_REQUIREMENT_: Wherever a line in the data below holds "matplotlib", copy that line.
______________________________
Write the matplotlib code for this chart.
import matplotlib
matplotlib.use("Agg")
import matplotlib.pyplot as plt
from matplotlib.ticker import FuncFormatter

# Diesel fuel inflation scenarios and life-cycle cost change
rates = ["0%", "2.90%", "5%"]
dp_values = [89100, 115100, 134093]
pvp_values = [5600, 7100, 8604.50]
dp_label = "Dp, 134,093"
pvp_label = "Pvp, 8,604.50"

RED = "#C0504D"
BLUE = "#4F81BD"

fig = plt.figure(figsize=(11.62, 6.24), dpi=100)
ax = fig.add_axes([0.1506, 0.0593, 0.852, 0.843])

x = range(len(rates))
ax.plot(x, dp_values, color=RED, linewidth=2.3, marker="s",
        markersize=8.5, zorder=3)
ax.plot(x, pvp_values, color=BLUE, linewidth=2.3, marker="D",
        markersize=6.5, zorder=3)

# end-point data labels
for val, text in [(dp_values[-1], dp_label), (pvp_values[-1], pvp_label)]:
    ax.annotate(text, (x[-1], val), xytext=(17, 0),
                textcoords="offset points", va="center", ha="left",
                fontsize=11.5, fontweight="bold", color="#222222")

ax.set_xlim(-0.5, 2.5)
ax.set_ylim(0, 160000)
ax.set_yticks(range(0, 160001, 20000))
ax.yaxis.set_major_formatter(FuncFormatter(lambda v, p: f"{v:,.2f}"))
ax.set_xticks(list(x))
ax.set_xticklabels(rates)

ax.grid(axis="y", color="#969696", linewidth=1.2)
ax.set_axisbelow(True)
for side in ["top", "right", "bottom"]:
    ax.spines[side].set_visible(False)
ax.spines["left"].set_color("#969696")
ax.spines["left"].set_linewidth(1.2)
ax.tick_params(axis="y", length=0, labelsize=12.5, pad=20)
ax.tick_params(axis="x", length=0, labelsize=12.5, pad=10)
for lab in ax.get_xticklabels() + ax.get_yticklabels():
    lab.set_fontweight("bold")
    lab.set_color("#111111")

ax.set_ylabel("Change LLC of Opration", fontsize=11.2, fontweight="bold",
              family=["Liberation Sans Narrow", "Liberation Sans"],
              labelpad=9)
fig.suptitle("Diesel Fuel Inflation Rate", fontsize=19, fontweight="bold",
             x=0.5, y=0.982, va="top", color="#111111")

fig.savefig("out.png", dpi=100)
______________________________
_WRITTEN ANSWER_:
Write the matplotlib code for this chart.
import matplotlib
matplotlib.use("Agg")
import matplotlib.pyplot as plt
from matplotlib.ticker import FuncFormatter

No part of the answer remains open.